On Tuesday, September 2, 2003, at 11:55 PM, Scott Rossi wrote:
On 9/2/03 9:42 PM, "Mark Talluto" <[EMAIL PROTECTED]> wrote:
All I want to do is protect my code from view if someone tries to examine my stacks with Rev or with TextEdit. How can I do this? Obviously, this is not the application but a secondary stack (not sub-) whose data gets altered and saved during runtime. I can't ask the user to provide the password as I want to keep it a secret.
Set the passkey when the stack is opened. Then set the password before saving the data stack again.
I don't believe you need to set the password after setting the passkey. The passkey allows you access to the stack during the current editing session; to remove a password from a stack you'd need to set the password to empty. Thus, once you set the passkey of a stack, the stack can be edited as needed, saved, and closed. Once it is closed, it will be protected as before.
You are right Scott. Once it is set, it is set. This is unless you set it to empty and save it.

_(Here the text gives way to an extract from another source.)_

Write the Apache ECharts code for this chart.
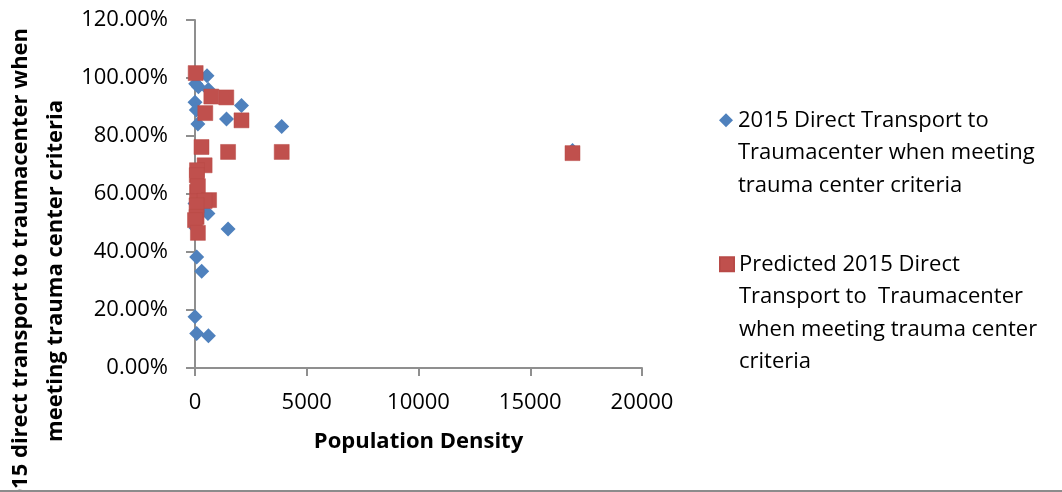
<!DOCTYPE html>
<html><head><meta charset="utf-8">
<script src="https://cdn.jsdelivr.net/npm/echarts@6/dist/echarts.min.js"></script>
<style>html,body{margin:0;padding:0;background:#fff}#c{width:1062px;height:492px}</style>
</head><body><div id="c"></div>
<script>
const actualName = '2015 Direct Transport to\nTraumacenter when meeting\ntrauma center criteria';
const predictedName = 'Predicted 2015 Direct\nTransport to  Traumacenter\nwhen meeting trauma center\ncriteria';
const xAxisTitle = 'Population Density';
const yAxisTitle = '2015 direct transport to traumacenter when\nmeeting trauma center criteria';

const actualDensity = [537, 30, 150, 600, 0, 60, 2080, 1410, 130, 3880, 16890, 580, 0, 45, 1480, 75, 300, 0, 75, 600, 100, 200];
const actualPct     = [1.008, 0.98, 0.97, 0.96, 0.916, 0.89, 0.905, 0.859, 0.841, 0.833, 0.75, 0.533, 0.567, 0.483, 0.479, 0.383, 0.334, 0.177, 0.119, 0.111, 0.60, 0.55];

const predDensity = [30, 730, 1400, 460, 2080, 290, 1480, 3880, 16890, 430, 90, 80, 90, 130, 630, 430, 70, 70, 0, 130];
const predPct     = [1.017, 0.936, 0.933, 0.879, 0.854, 0.762, 0.745, 0.745, 0.741, 0.699, 0.682, 0.665, 0.607, 0.627, 0.579, 0.576, 0.561, 0.521, 0.51, 0.466];

const FONT = '"Open Sans", "Noto Sans", sans-serif';
const LH = 32.5;

// Put the icon beside the first line of a multi-line legend label
function firstLineFormatter(name) {
  const n = name.split('\n').length;
  return '\n'.repeat(n - 1) + name;
}

const chart = echarts.init(document.getElementById('c'), null, {renderer: 'canvas'});
const axisLineStyle = {color: '#8f8f8f', width: 2};

const legendBase = {
  orient: 'vertical', left: 719, padding: 0,
  itemWidth: 14, itemHeight: 14, itemGap: 0,
  formatter: firstLineFormatter,
  textStyle: {color: '#000', fontSize: 22, fontFamily: FONT, lineHeight: LH}
};

chart.setOption({
  animation: false,
  backgroundColor: '#fff',
  textStyle: {fontFamily: FONT},
  grid: {left: 195, right: 420, top: 20, bottom: 124, containLabel: false},
  xAxis: {
    type: 'value', min: 0, max: 20000, interval: 5000,
    splitLine: {show: false},
    axisLine: {show: true, onZero: false, lineStyle: axisLineStyle},
    axisTick: {show: true, length: 8, inside: false, lineStyle: axisLineStyle},
    axisLabel: {margin: 24, color: '#000', fontSize: 22, fontFamily: FONT,
      formatter: v => String(v)},
    name: xAxisTitle, nameLocation: 'middle', nameGap: 63,
    nameTextStyle: {color: '#000', fontSize: 22, fontWeight: 'bold', fontFamily: FONT}
  },
  yAxis: {
    type: 'value', min: 0, max: 1.2, interval: 0.2,
    splitLine: {show: false},
    axisLine: {show: true, onZero: false, lineStyle: axisLineStyle},
    axisTick: {show: true, length: 9, inside: false, lineStyle: axisLineStyle},
    axisLabel: {margin: 27, color: '#000', fontSize: 22, fontFamily: FONT,
      formatter: v => (v * 100).toFixed(2) + '%'}
  },
  legend: [
    Object.assign({}, legendBase, {data: [actualName], top: 104 - 2 * LH}),
    Object.assign({}, legendBase, {data: [predictedName], top: 248 - 3 * LH})
  ],
  graphic: [
    {type: 'text', x: 38, y: 271, rotation: Math.PI / 2, silent: true,
      style: {text: yAxisTitle, align: 'center', verticalAlign: 'middle',
        font: 'bold 22px ' + FONT, fill: '#000', lineHeight: 35}},
    {type: 'rect', silent: true, shape: {x: 0, y: 490, width: 1062, height: 2},
      style: {fill: '#8c8c8c'}}
  ],
  series: [
    {
      name: actualName, type: 'scatter', symbol: 'diamond', symbolSize: 15,
      itemStyle: {color: '#4F81BD', opacity: 1},
      data: actualDensity.map((d, i) => [d, actualPct[i]])
    },
    {
      name: predictedName, type: 'scatter', symbol: 'rect', symbolSize: 15,
      itemStyle: {color: '#C0504D', opacity: 1, borderColor: '#B84A47', borderWidth: 0.5},
      data: predDensity.map((d, i) => [d, predPct[i]])
    }
  ]
});
</script></body></html>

Best regards, Mark Talluto http://www.canelasoftware.com
But is it possible to unlock the stack for the duration of a given script only? Assume a handler that needs to do sth that requires a stack to be unlocked. It sets the passkey and does its business. However, it seems that this unlocks the stack until it is closed, thus opening it potentially for mischief. Is the a way to lock the stack back before the handler ends? It would be logical if setting a password did that trick, but does it?